Plotting code records:
----------------

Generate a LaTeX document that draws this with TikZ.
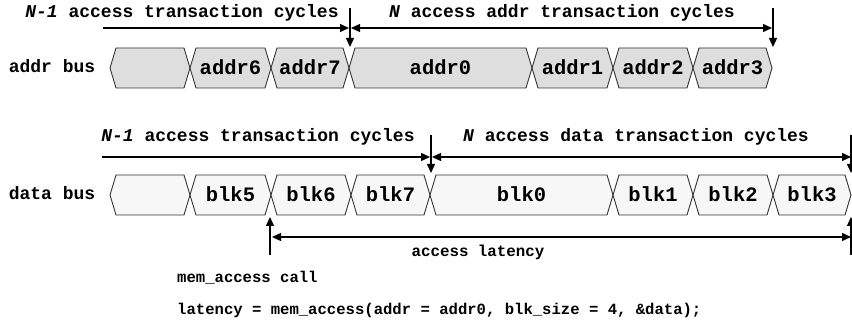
\documentclass[tikz,border=0pt]{standalone}
\usepackage{fontspec}
\setmonofont{Liberation Mono}
\usetikzlibrary{arrows.meta}
\tikzset{
  lbl/.style={font=\ttfamily\bfseries\fontsize{18}{20}\selectfont, anchor=base, inner sep=0pt},
  boxlbl/.style={font=\ttfamily\bfseries\fontsize{20.5}{22}\selectfont, anchor=base, inner sep=0pt},
  smalllbl/.style={font=\ttfamily\bfseries\fontsize{15.6}{18}\selectfont, anchor=base west, inner sep=0pt},
  seg/.style={draw=black!80, line width=0.9pt, line join=miter},
  addrseg/.style={seg, fill=black!13},
  dataseg/.style={seg, fill=black!3},
  arr/.style={line width=1.3pt, -{Triangle[length=9pt,width=8pt]}},
  darr/.style={line width=1.3pt, {Triangle[length=9pt,width=8pt]}-{Triangle[length=9pt,width=8pt]}},
}
\newcommand\busseg[4]{\draw[#1] (#2,#4) -- (#2+6,#4-20) -- (#3-6,#4-20) -- (#3,#4) -- (#3-6,#4+20) -- (#2+6,#4+20) -- cycle;}
\begin{document}
\begin{tikzpicture}[x=1pt,y=-1pt]
\fill[white] (0,0) rectangle (852,323);
\useasboundingbox (0,0) rectangle (852,323);

% ---------- addr bus ----------
\node[lbl] (addrlbl) at (52,73) {addr bus};
\busseg{addrseg}{110}{190}{68}
\busseg{addrseg}{190}{271}{68}
\busseg{addrseg}{271}{349}{68}
\busseg{addrseg}{349}{532}{68}
\busseg{addrseg}{532}{613}{68}
\busseg{addrseg}{613}{693}{68}
\busseg{addrseg}{693}{772}{68}
\node[boxlbl] (a6) at (230.5,75) {addr6};
\node[boxlbl] (a7) at (310,75) {addr7};
\node[boxlbl] (a0) at (440.5,75) {addr0};
\node[boxlbl] (a1) at (572.5,75) {addr1};
\node[boxlbl] (a2) at (653,75) {addr2};
\node[boxlbl] (a3) at (732.5,75) {addr3};

\node[lbl] (atop1) at (182,18) {{\itshape N-1} access transaction cycles};
\node[lbl] (atop2) at (562,18) {{\itshape N} access addr transaction cycles};
\coordinate (aL) at (103,28);
\coordinate (aM) at (349,28);
\coordinate (aMr) at (351,28);
\coordinate (aR) at (772,28);
\coordinate (aMt) at (350,8);
\coordinate (aMb) at (350,47);
\coordinate (aRt) at (773,8);
\coordinate (aRb) at (773,47);
\draw[arr] (aL) -- (aM);
\draw[darr] (aMr) -- (aR);
\draw[arr] (aMt) -- (aMb);
\draw[arr] (aRt) -- (aRb);

% ---------- data bus ----------
\node[lbl] (datalbl) at (52,200) {data bus};
\busseg{dataseg}{110}{190}{195}
\busseg{dataseg}{190}{271}{195}
\busseg{dataseg}{271}{351}{195}
\busseg{dataseg}{351}{430}{195}
\busseg{dataseg}{430}{613}{195}
\busseg{dataseg}{613}{693}{195}
\busseg{dataseg}{693}{773}{195}
\busseg{dataseg}{773}{851}{195}
\node[boxlbl] (b5) at (230.5,202) {blk5};
\node[boxlbl] (b6) at (311,202) {blk6};
\node[boxlbl] (b7) at (390.5,202) {blk7};
\node[boxlbl] (b0) at (521.5,202) {blk0};
\node[boxlbl] (b1) at (653,202) {blk1};
\node[boxlbl] (b2) at (733,202) {blk2};
\node[boxlbl] (b3) at (812,202) {blk3};

\node[lbl] (dtop1) at (258,142) {{\itshape N-1} access transaction cycles};
\node[lbl] (dtop2) at (636,142) {{\itshape N} access data transaction cycles};
\coordinate (dL) at (102,157);
\coordinate (dM) at (430,157);
\coordinate (dMr) at (432,157);
\coordinate (dR) at (851,157);
\coordinate (dMt) at (431,135);
\coordinate (dMb) at (431,173);
\coordinate (dRt) at (851,135);
\coordinate (dRb) at (851,173);
\draw[arr] (dL) -- (dM);
\draw[darr] (dMr) -- (dR);
\draw[arr] (dMt) -- (dMb);
\draw[arr] (dRt) -- (dRb);

% ---------- latency ----------
\coordinate (cB) at (270,255);
\coordinate (cT) at (270,217);
\coordinate (lL) at (272,237);
\coordinate (lR) at (851,237);
\coordinate (rB) at (851,255);
\coordinate (rT) at (851,217);
\draw[arr] (cB) -- (cT);
\draw[arr] (rB) -- (rT);
\draw[darr] (lL) -- (lR);
\node[lbl, font=\ttfamily\bfseries\fontsize{15.8}{18}\selectfont] (lat) at (478,257) {access latency};
\node[smalllbl] (call) at (177,283) {mem\_access call};
\node[smalllbl] (code) at (177,315) {latency = mem\_access(addr = addr0, blk\_size = 4, \&data);};
\end{tikzpicture}
\end{document}
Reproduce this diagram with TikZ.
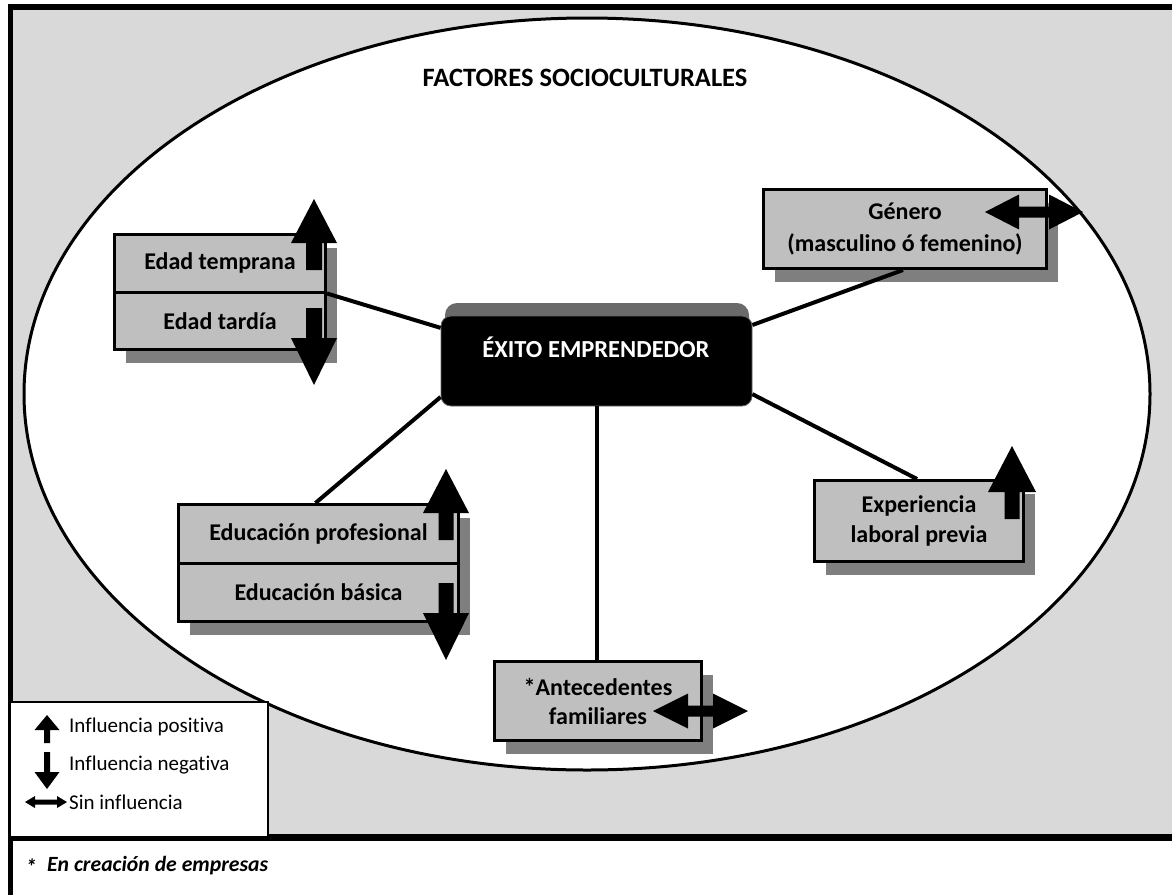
\documentclass[tikz,border=0pt]{standalone}
\usepackage{fontspec}
\setmainfont{Carlito}[Ligatures=NoCommon]
\usetikzlibrary{shadows}
\definecolor{bggrey}{HTML}{D9D9D9}
\definecolor{boxgrey}{HTML}{BFBFBF}
\definecolor{shadowgrey}{HTML}{7F7F7F}
\definecolor{bevelgrey}{HTML}{6A6A6A}
\begin{document}
\begin{tikzpicture}[x=1pt,y=-1pt,
  labelfont/.style={font=\fontsize{24}{30}\selectfont\bfseries},
  factor/.style={draw=black, line width=3pt, fill=boxgrey, labelfont, align=center, inner sep=0pt},
  shadowed/.style={drop shadow={shadow xshift=11pt, shadow yshift=-13pt, fill=shadowgrey, opacity=1}},
  link/.style={line width=4pt},
  legendtext/.style={font=\fontsize{21}{24}\selectfont, anchor=west, inner sep=0pt},
  pics/vup/.style n args={4}{code={% length, head length, head half width, shaft half width
    \fill (0,0) -- (#3,#2) -- (#4,#2) -- (#4,#1) -- (-#4,#1) -- (-#4,#2) -- (-#3,#2) -- cycle;}},
  pics/vdown/.style n args={4}{code={%
    \fill (0,0) -- (#3,-#2) -- (#4,-#2) -- (#4,-#1) -- (-#4,-#1) -- (-#4,-#2) -- (-#3,-#2) -- cycle;}},
  pics/hboth/.style n args={4}{code={% half length, head length, head half height, shaft half height
    \fill (-#1,0) -- (-#1+#2,-#3) -- (-#1+#2,-#4) -- (#1-#2,-#4) -- (#1-#2,-#3) -- (#1,0)
      -- (#1-#2,#3) -- (#1-#2,#4) -- (-#1+#2,#4) -- (-#1+#2,#3) -- cycle;}}
]
\useasboundingbox (0,0) rectangle (1172,894);
\clip (0,0) rectangle (1172,894);

% page and frame
\fill[white] (0,0) rectangle (1172,894);
\fill[bggrey] (10,7) rectangle (1180,837);
\draw[line width=6pt] (8,7) -- (1180,7);
\draw[line width=5pt] (10.5,4) -- (10.5,900);
\draw[line width=7pt] (8,837.5) -- (1180,837.5);

% sociocultural field
\draw[line width=3pt, fill=white] (587,394) ellipse [x radius=563, y radius=376];
\node[font=\fontsize{26.5}{30}\selectfont\bfseries] (title) at (585,78) {FACTORES SOCIOCULTURALES};

% legend
\node[draw=black, line width=1.5pt, fill=white, minimum width=258pt, minimum height=135pt, inner sep=0pt]
  (legend) at (139,769.5) {};
\pic at (47,715) {vup={28}{15}{12.5}{3}};
\node[legendtext] (lpos) at (69,727) {Influencia positiva};
\pic at (47,789) {vdown={37}{17}{12.5}{3}};
\node[legendtext] (lneg) at (69,765) {Influencia negativa};
\pic at (46,802) {hboth={21}{10}{6}{2.5}};
\node[legendtext] (lnone) at (69,802) {Sin influencia};

% footnote
\node[font=\fontsize{22}{26}\selectfont\bfseries\itshape, inner sep=0pt] (star) at (31,867) {*};
\node[font=\fontsize{21.7}{26}\selectfont\bfseries\itshape, anchor=west, inner sep=0pt] (note) at (47,866) {En creación de empresas};

% central node
\fill[bevelgrey, rounded corners=12pt] (445,303) rectangle (749,350);
\node[fill=black, draw=black!60, line width=0.8pt, rounded corners=10pt, minimum width=311pt, minimum height=90pt, inner sep=0pt]
  (exito) at (596.5,361) {};
\node[font=\fontsize{24.5}{30}\selectfont\bfseries, text=white, inner sep=0pt] (exitotext) at (596,347) {ÉXITO EMPRENDEDOR};

% factors
\node[factor, shadowed, minimum width=211pt, minimum height=57.5pt] (edadT) at (220,263.25) {Edad temprana};
\node[factor, shadowed, minimum width=211pt, minimum height=57.5pt] (edadL) at (220,320.75) {Edad tardía};
\node[factor, shadowed, minimum width=283pt, minimum height=79pt, font=\fontsize{24}{32}\selectfont\bfseries] (genero) at (905,229) {Género\\(masculino ó femenino)};
\node[factor, shadowed, minimum width=209pt, minimum height=81pt] (exper) at (919,521) {Experiencia\\laboral previa};
\node[factor, shadowed, minimum width=280pt, minimum height=58.5pt] (eduP) at (318.5,533.75) {Educación profesional};
\node[factor, shadowed, minimum width=280pt, minimum height=58.5pt] (eduB) at (318.5,592.25) {Educación básica};
\node[factor, shadowed, minimum width=207pt, minimum height=79pt, font=\fontsize{24}{29}\selectfont\bfseries] (antec) at (598,701) {*Antecedentes\\familiares};

% connectors
\draw[link] (edadT.south east) -- (exito.168.7);
\draw[link] ([xshift=-2pt]genero.south) -- (exito.13.4);
\draw[link] (exito.-12.3) -- ([xshift=-2pt]exper.north);
\draw[link] (exito.193.4) -- ([xshift=-3pt]eduP.north);
\draw[link] (exito.south) -- (exito.south |- antec.north);

% influence markers
\pic at (314,199) {vup={71}{44}{23}{8}};
\pic at (314,385) {vdown={77}{47}{23}{8}};
\pic at (446,469) {vup={71}{44}{23}{7.5}};
\pic at (446,660) {vdown={77}{47}{23}{7.5}};
\pic at (1012,446) {vup={73}{46}{24}{7.5}};
\pic at (1034,212) {hboth={49}{34}{17.5}{5.5}};
\pic at (700.5,711) {hboth={47.5}{35}{17.5}{5.5}};
\end{tikzpicture}
\end{document}
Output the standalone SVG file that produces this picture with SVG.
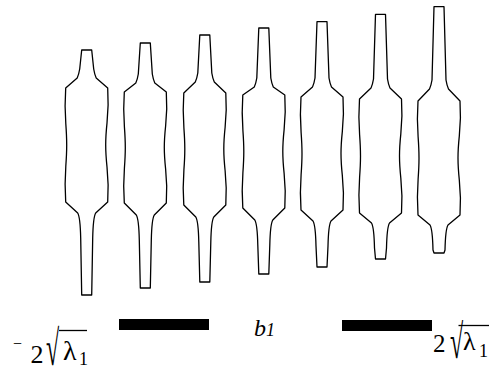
<svg xmlns="http://www.w3.org/2000/svg" width="489" height="368" viewBox="0 0 489 368">
<style>
.shape{fill:none;stroke:#000;stroke-width:1.3;stroke-linejoin:round}
.bar{fill:#000}
.lbl{font-family:"Liberation Serif",serif;fill:#000}
.rad{stroke:#000;stroke-width:1.3;fill:none}
</style>
<rect width="489" height="368" fill="#fff"/>
<g id="shape1" transform="translate(86.7,0)"><path class="shape" d="M-5,50 L5,50 L7,69 Q8,75 9.5,78 L21,88 C23,116.5 19,122.2 19,145 C19,167.8 23,173.5 21,202 L9,213 Q6.5,217 6,238 L5,295 L-5,295 L-6,238 Q-6.5,217 -9,213 L-21,202 C-23,173.5 -20,167.8 -20,145 C-20,122.2 -23,116.5 -21,88 L-9.5,78 Q-8,75 -7,69 Z"/></g>
<g id="shape2" transform="translate(145.3,0)"><path class="shape" d="M-5,43 L5,43 L7,74 Q8,80 9.5,83 L21,92 C23,119.75 19,125.3 19,147.5 C19,169.7 23,175.25 21,203 L9,215 Q6.5,219 6,240 L5,288 L-5,288 L-6,240 Q-6.5,219 -9,215 L-21,203 C-23,175.25 -20,169.7 -20,147.5 C-20,125.3 -23,119.75 -21,92 L-9.5,83 Q-8,80 -7,74 Z"/></g>
<g id="shape3" transform="translate(204.8,0)"><path class="shape" d="M-5,35 L5,35 L7,73 Q8,79 9.5,82 L21,93 C23,121 19,126.6 19,149 C19,171.4 23,177 21,205 L9,217 Q6.5,221 6,242 L5,282 L-5,282 L-6,242 Q-6.5,221 -9,217 L-21,205 C-23,177 -20,171.4 -20,149 C-20,126.6 -23,121 -21,93 L-9.5,82 Q-8,79 -7,73 Z"/></g>
<g id="shape4" transform="translate(263.8,0)"><path class="shape" d="M-5,28 L5,28 L7,78 Q8,84 9.5,87 L21,95 C23,123.25 19,128.9 19,151.5 C19,174.1 23,179.75 21,208 L9,220 Q6.5,224 6,245 L5,274 L-5,274 L-6,245 Q-6.5,224 -9,220 L-21,208 C-23,179.75 -20,174.1 -20,151.5 C-20,128.9 -23,123.25 -21,95 L-9.5,87 Q-8,84 -7,78 Z"/></g>
<g id="shape5" transform="translate(322,0)"><path class="shape" d="M-5,21.7 L5,21.7 L7,78 Q8,84 9.5,87 L21,97 C23,125.25 19,130.9 19,153.5 C19,176.1 23,181.75 21,210 L9,221 Q6.5,225 6,246 L5,267 L-5,267 L-6,246 Q-6.5,225 -9,221 L-21,210 C-23,181.75 -20,176.1 -20,153.5 C-20,130.9 -23,125.25 -21,97 L-9.5,87 Q-8,84 -7,78 Z"/></g>
<g id="shape6" transform="translate(380.5,0)"><path class="shape" d="M-5,14.3 L5,14.3 L7,79 Q8,85 9.5,88 L21,99 C23,127.5 19,133.2 19,156 C19,178.8 23,184.5 21,213 L9,223 Q6.5,227 6,248 L5,259 L-5,259 L-6,248 Q-6.5,227 -9,223 L-21,213 C-23,184.5 -20,178.8 -20,156 C-20,133.2 -23,127.5 -21,99 L-9.5,88 Q-8,85 -7,79 Z"/></g>
<g id="shape7" transform="translate(439,0)"><path class="shape" d="M-5,6.7 L5,6.7 L7,80 Q8,86 9.5,89 L21,101 C23,129.5 19,135.2 19,158 C19,180.8 23,186.5 21,215 L9,225 Q6.5,229 6,250 L5,253 L-5,253 L-6,250 Q-6.5,229 -9,225 L-21,215 C-23,186.5 -20,180.8 -20,158 C-20,135.2 -23,129.5 -21,101 L-9.5,89 Q-8,86 -7,80 Z"/></g>
<g id="connectors"/>
<g id="bar-left"><rect class="bar" x="119" y="319" width="90" height="11"/></g>
<g id="bar-right"><rect class="bar" x="342" y="320" width="90" height="11"/></g>
<g id="label-left">
<text class="lbl" font-size="16" x="13" y="348.5">−</text>
<text class="lbl" font-size="26" x="30.5" y="363">2</text>
<text class="lbl" font-size="24" transform="translate(46,365) scale(1,2.05)">√</text>
<line class="rad" x1="59" y1="330.5" x2="87" y2="330.5"/>
<text class="lbl" font-size="28" x="63" y="360">λ</text>
<text class="lbl" font-size="18" x="79" y="365">1</text>
</g>
<g id="label-mid"><text class="lbl" font-size="24" x="254" y="336" font-style="italic">b<tspan font-size="18">1</tspan></text></g>
<g id="label-right">
<text class="lbl" font-size="25" x="433" y="352">2</text>
<text class="lbl" font-size="24" transform="translate(450,358) scale(1,2)">√</text>
<line class="rad" x1="458.5" y1="325.5" x2="489" y2="325.5"/>
<text class="lbl" font-size="26" x="463" y="350">λ</text>
<text class="lbl" font-size="18" x="479" y="357">1</text>
</g>
</svg>
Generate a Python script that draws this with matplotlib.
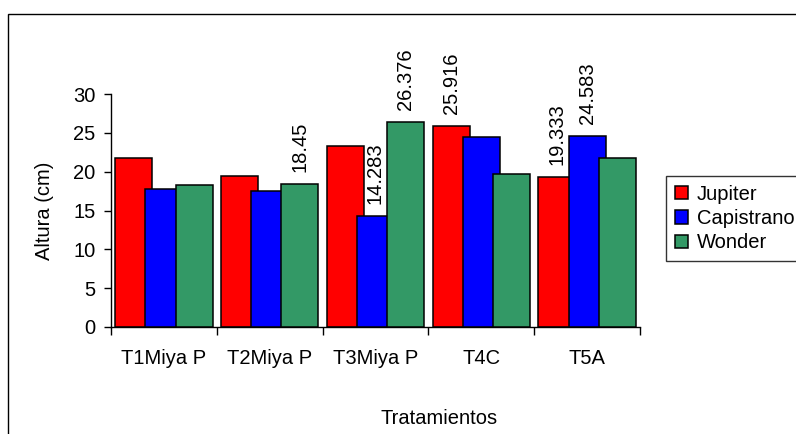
import matplotlib
matplotlib.use("Agg")
import matplotlib.pyplot as plt
import numpy as np
from matplotlib.patches import Rectangle

plt.rcParams["font.family"] = ["Liberation Sans", "DejaVu Sans"]

categories = ["T1Miya P", "T2Miya P", "T3Miya P", "T4C", "T5A"]
series_names = ["Jupiter", "Capistrano", "Wonder"]
jupiter = [21.75, 19.47, 23.25, 25.916, 19.333]
capistrano = [17.76, 17.5, 14.283, 24.5, 24.583]
wonder = [18.28, 18.45, 26.376, 19.73, 21.75]
colors = ["#FF0000", "#0000FF", "#339966"]

# which bars carry a value label: (series index, category index)
labelled = [(2, 1), (1, 2), (2, 2), (0, 3), (0, 4), (1, 4)]

FS = 14.5
W, H = 796, 434
fig = plt.figure(figsize=(W / 100, H / 100), dpi=100)
ax = fig.add_axes([111 / W, 1 - 327 / H, (640 - 111) / W, (327 - 94) / H])

x = np.arange(len(categories))
offsets = [-0.285, 0.0, 0.285]
width = 0.35
all_values = [jupiter, capistrano, wonder]
for i, (name, vals) in enumerate(zip(series_names, all_values)):
    ax.bar(x + offsets[i], vals, width, color=colors[i], edgecolor="black",
           linewidth=1.1, label=name, zorder=2 + i)

for si, ci in labelled:
    v = all_values[si][ci]
    ax.annotate(f"{v:g}", (x[ci] + offsets[si], v), xytext=(0, 8.5),
                textcoords="offset points", rotation=90, ha="center",
                va="bottom", fontsize=FS, annotation_clip=False)

ax.set_xlim(-0.5, len(categories) - 0.5)
ax.set_ylim(0, 30)
ax.set_yticks(range(0, 31, 5))
ax.tick_params(axis="y", labelsize=FS, length=5, width=1, pad=6)
ax.set_xticks(x)
ax.set_xticklabels(categories)
ax.set_xticks(np.arange(-0.5, len(categories), 1), minor=True)
ax.tick_params(axis="x", which="major", length=0, labelsize=FS, pad=16)
ax.tick_params(axis="x", which="minor", length=6, width=1)
for s in ["top", "right"]:
    ax.spines[s].set_visible(False)
for s in ["left", "bottom"]:
    ax.spines[s].set_linewidth(1)

fig.text(45 / W, 1 - 211 / H, "Altura (cm)", rotation=90, ha="center",
         va="center", fontsize=FS)
fig.text(439 / W, 1 - 418 / H, "Tratamientos", ha="center", va="center",
         fontsize=FS)

leg = fig.legend(loc="upper left", bbox_to_anchor=(666 / W, 1 - 176 / H),
                 fontsize=FS, frameon=True, fancybox=False, edgecolor="black",
                 handlelength=0.62, handleheight=0.62, handletextpad=0.45,
                 labelspacing=0.25, borderpad=0.45, borderaxespad=0)
leg.get_frame().set_linewidth(1)

fig.patches.append(Rectangle((8 / W, -0.1), 1.0, 1 - 14 / H + 0.1,
                             transform=fig.transFigure, fill=False,
                             edgecolor="black", linewidth=1))

fig.savefig("out.png", dpi=100)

----------------

◆ Set task ◆
Pictures are excluded. Repeat exactly the lines from the one containing "Reproduce this diagram with TikZ." to the one containing "(title) at (585,78)", inclusive.

◆ Result for this task ◆
Reproduce this diagram with TikZ.
\documentclass[tikz,border=0pt]{standalone}
\usepackage{fontspec}
\setmainfont{Carlito}[Ligatures=NoCommon]
\usetikzlibrary{shadows}
\definecolor{bggrey}{HTML}{D9D9D9}
\definecolor{boxgrey}{HTML}{BFBFBF}
\definecolor{shadowgrey}{HTML}{7F7F7F}
\definecolor{bevelgrey}{HTML}{6A6A6A}
\begin{document}
\begin{tikzpicture}[x=1pt,y=-1pt,
  labelfont/.style={font=\fontsize{24}{30}\selectfont\bfseries},
  factor/.style={draw=black, line width=3pt, fill=boxgrey, labelfont, align=center, inner sep=0pt},
  shadowed/.style={drop shadow={shadow xshift=11pt, shadow yshift=-13pt, fill=shadowgrey, opacity=1}},
  link/.style={line width=4pt},
  legendtext/.style={font=\fontsize{21}{24}\selectfont, anchor=west, inner sep=0pt},
  pics/vup/.style n args={4}{code={% length, head length, head half width, shaft half width
    \fill (0,0) -- (#3,#2) -- (#4,#2) -- (#4,#1) -- (-#4,#1) -- (-#4,#2) -- (-#3,#2) -- cycle;}},
  pics/vdown/.style n args={4}{code={%
    \fill (0,0) -- (#3,-#2) -- (#4,-#2) -- (#4,-#1) -- (-#4,-#1) -- (-#4,-#2) -- (-#3,-#2) -- cycle;}},
  pics/hboth/.style n args={4}{code={% half length, head length, head half height, shaft half height
    \fill (-#1,0) -- (-#1+#2,-#3) -- (-#1+#2,-#4) -- (#1-#2,-#4) -- (#1-#2,-#3) -- (#1,0)
      -- (#1-#2,#3) -- (#1-#2,#4) -- (-#1+#2,#4) -- (-#1+#2,#3) -- cycle;}}
]
\useasboundingbox (0,0) rectangle (1172,894);
\clip (0,0) rectangle (1172,894);

% page and frame
\fill[white] (0,0) rectangle (1172,894);
\fill[bggrey] (10,7) rectangle (1180,837);
\draw[line width=6pt] (8,7) -- (1180,7);
\draw[line width=5pt] (10.5,4) -- (10.5,900);
\draw[line width=7pt] (8,837.5) -- (1180,837.5);

% sociocultural field
\draw[line width=3pt, fill=white] (587,394) ellipse [x radius=563, y radius=376];
\node[font=\fontsize{26.5}{30}\selectfont\bfseries] (title) at (585,78) {FACTORES SOCIOCULTURALES};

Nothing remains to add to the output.